Article initialement paru dans Le Vif/L’Express du 18 septembre 2009.

Avec sa silhouette massive et sa tenue de yacht-man – polo impeccable, chaussures bateau – il a plus l’air d’un touriste américain que d’un Marc Levy ibérique… Pourtant, Carlos Ruiz Zafon, 45 ans, est bien l’auteur espagnol vivant le plus lu au monde, depuis la parution en 2001 de son best-seller L’Ombre du vent, paru en 2001, une saga baroque à l’époque du franquisme. « J’en ai vendu environ 14 millions d’exemplaires à ce jour, dans une cinquantaine de pays », confie l’écrivain rencontré à l’occasion de la sortie en français de son dernier roman, Le Jeu de l’ange.

Pour ce deuxième volet de sa « tétralogie catalane », qui se passe toujours à Barcelone, mais dans les années 1920, la « zafonmania » a repris de plus belle: en Espagne, où le livre est paru en 2008, les ventes frôlent les 2 millions d’exemplaires. Pourtant, le style est souvent lourd. Et la connotation très fantastique de cette histoire, dont le narrateur, écrivain, accepte un pacte faustien qu’il va payer très cher, n’arrange rien.

Son nouvel éditeur français, Robert Laffont, y croit tout de même, après avoir déboursé au moins 1 million d’euros pour ravir l’Espagnol à Grasset. L’intéressé assume: « C’est le travail des agents littéraires de défendre les intérêts d’un écrivain. Je vois pas mal d’hypocrisie chez ceux qui ne jurent que par l’amour de l’art, comme si l’argent était quelque chose de sale. »

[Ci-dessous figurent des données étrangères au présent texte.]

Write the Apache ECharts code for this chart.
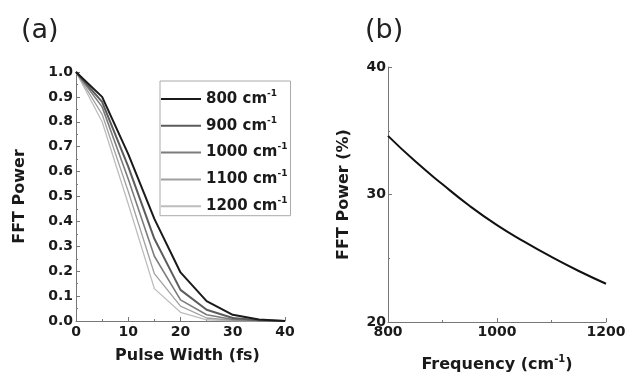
<!DOCTYPE html>
<html>
<head>
<meta charset="utf-8">
<script src="https://cdn.jsdelivr.net/npm/echarts@6/dist/echarts.min.js"></script>
<style>
  html, body { margin: 0; padding: 0; background: #fff; }
  #chart { width: 628px; height: 373px; }
</style>
</head>
<body>
<div id="chart"></div>
<script>
// panel (a): FFT power vs pulse width, one curve per frequency
const pulseWidths = [0, 5, 10, 15, 20, 25, 30, 35, 40]
const freqNames = ['800', '900', '1000', '1100', '1200']
const power800 = [1.0, 0.9, 0.67, 0.41, 0.195, 0.08, 0.025, 0.006, 0.0]
const power900 = [1.0, 0.88, 0.62, 0.33, 0.125, 0.045, 0.012, 0.003, 0.0]
const power1000 = [1.0, 0.86, 0.57, 0.26, 0.085, 0.025, 0.006, 0.001, 0.0]
const power1100 = [1.0, 0.83, 0.52, 0.19, 0.06, 0.012, 0.003, 0.0, 0.0]
const power1200 = [1.0, 0.8, 0.47, 0.13, 0.035, 0.005, 0.001, 0.0, 0.0]

// panel (b): FFT power (%) vs frequency
const frequencies = [800, 850, 900, 950, 1000, 1050, 1100, 1150, 1200]
const powerPercent = [34.6, 32.6, 30.8, 29.1, 27.6, 26.3, 25.1, 24.0, 23.0]

const FONT = 'DejaVu Sans'
const curveColors = ['#1a1a1a', '#5c5c5c', '#7c7c7c', '#a0a0a0', '#bdbdbd']
const curveWidths = [2, 2, 1.6, 1.3, 1.3]
const powers = [power800, power900, power1000, power1100, power1200]

const labelStyle = { fontFamily: FONT, fontWeight: 'bold', fontSize: 14, color: '#1a1a1a' }
const nameStyle = { fontFamily: FONT, fontWeight: 'bold', fontSize: 16, color: '#1a1a1a' }
const supStyle = { fontFamily: FONT, fontWeight: 'bold', fontSize: 9, color: '#1a1a1a', padding: [0, 0, 11, 0] }
const axisLine = { show: true, lineStyle: { color: '#777', width: 1 } }
const tick = { show: true, inside: true, length: 4, lineStyle: { color: '#777' } }
const minor = { show: true, splitNumber: 2, length: 2, lineStyle: { color: '#777' } }

function pairs (xs, ys) {
  return xs.map((x, i) => [x, ys[i]])
}

const chart = echarts.init(document.getElementById('chart'))

const option = {
  animation: false,
  backgroundColor: '#fff',
  title: [
    { text: '(a)', left: 16, top: 12, textStyle: { fontFamily: FONT, fontWeight: 'normal', fontSize: 27, color: '#222' } },
    { text: '(b)', left: 360, top: 12, textStyle: { fontFamily: FONT, fontWeight: 'normal', fontSize: 27, color: '#222' } }
  ],
  grid: [
    { left: 76, top: 72, width: 209, height: 249, outerBoundsMode: 'none' },
    { left: 388, top: 67, width: 218, height: 255, outerBoundsMode: 'none' }
  ],
  legend: {
    left: 160,
    top: 81,
    orient: 'vertical',
    data: freqNames,
    itemWidth: 40,
    itemHeight: 14,
    itemGap: 9.3,
    padding: [8, 3, 2, 0],
    borderColor: '#aaa',
    borderWidth: 1,
    itemStyle: { opacity: 0 },
    formatter: (name) => `{a|${name} cm}{s|-1}`,
    textStyle: {
      rich: {
        a: { fontFamily: FONT, fontWeight: 'bold', fontSize: 15, color: '#1a1a1a', lineHeight: 16 },
        s: supStyle
      }
    }
  },
  xAxis: [
    {
      gridIndex: 0,
      type: 'value',
      min: 0,
      max: 40,
      interval: 10,
      name: 'Pulse Width (fs)',
      nameLocation: 'middle',
      nameGap: 27,
      nameTextStyle: Object.assign({}, nameStyle, { padding: [0, 0, 0, 14] }),
      axisLine: axisLine,
      axisTick: tick,
      minorTick: minor,
      splitLine: { show: false },
      axisLabel: Object.assign({ margin: 4 }, labelStyle)
    },
    {
      gridIndex: 1,
      type: 'value',
      min: 800,
      max: 1200,
      interval: 200,
      name: '{a|Frequency (cm}{s|-1}{a|)}',
      nameLocation: 'middle',
      nameGap: 32,
      nameTextStyle: {
        rich: {
          a: nameStyle,
          s: Object.assign({}, supStyle, { fontSize: 10 })
        }
      },
      axisLine: axisLine,
      axisTick: tick,
      minorTick: minor,
      splitLine: { show: false },
      axisLabel: Object.assign({ margin: 3, formatter: (v) => String(v) }, labelStyle)
    }
  ],
  yAxis: [
    {
      gridIndex: 0,
      type: 'value',
      min: 0,
      max: 1,
      interval: 0.1,
      name: 'FFT Power',
      nameLocation: 'middle',
      nameGap: 48,
      nameTextStyle: nameStyle,
      axisLine: axisLine,
      axisTick: tick,
      minorTick: minor,
      splitLine: { show: false },
      axisLabel: Object.assign({ margin: 3, formatter: (v) => v.toFixed(1) }, labelStyle)
    },
    {
      gridIndex: 1,
      type: 'value',
      min: 20,
      max: 40,
      interval: 10,
      name: 'FFT Power (%)',
      nameLocation: 'middle',
      nameGap: 36,
      nameTextStyle: nameStyle,
      axisLine: axisLine,
      axisTick: tick,
      minorTick: minor,
      splitLine: { show: false },
      axisLabel: Object.assign({ margin: 2 }, labelStyle)
    }
  ],
  series: freqNames.map((name, i) => ({
    name: name,
    type: 'line',
    xAxisIndex: 0,
    yAxisIndex: 0,
    symbol: 'none',
    color: curveColors[i],
    lineStyle: { color: curveColors[i], width: curveWidths[i] },
    data: pairs(pulseWidths, powers[i]),
    z: 10 - i
  })).concat([
    {
      name: 'FFT Power (%)',
      type: 'line',
      xAxisIndex: 1,
      yAxisIndex: 1,
      symbol: 'none',
      smooth: true,
      color: '#111',
      lineStyle: { color: '#111', width: 2 },
      data: pairs(frequencies, powerPercent)
    }
  ])
}

chart.setOption(option)
</script>
</body>
</html>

Dire que le premier tirage de L’Ombre du vent n’était que de 4.000 exemplaires… « Mon éditeur affirmait que ce n’était pas un livre assez commercial », rappelle Zafon, balayant les critiques de l’intelligentsia espagnole, prompte à le regarder de haut. « C’est un microcosme plein de haine, d’envie et de rivalités, ce n’est pas mon monde », insiste cet homme marié, sans enfants, qui vit désormais entre sa maison de Beverly Hills, à Los Angeles, où il a été scénariste pendant sept ans, et Barcelone, sa ville natale.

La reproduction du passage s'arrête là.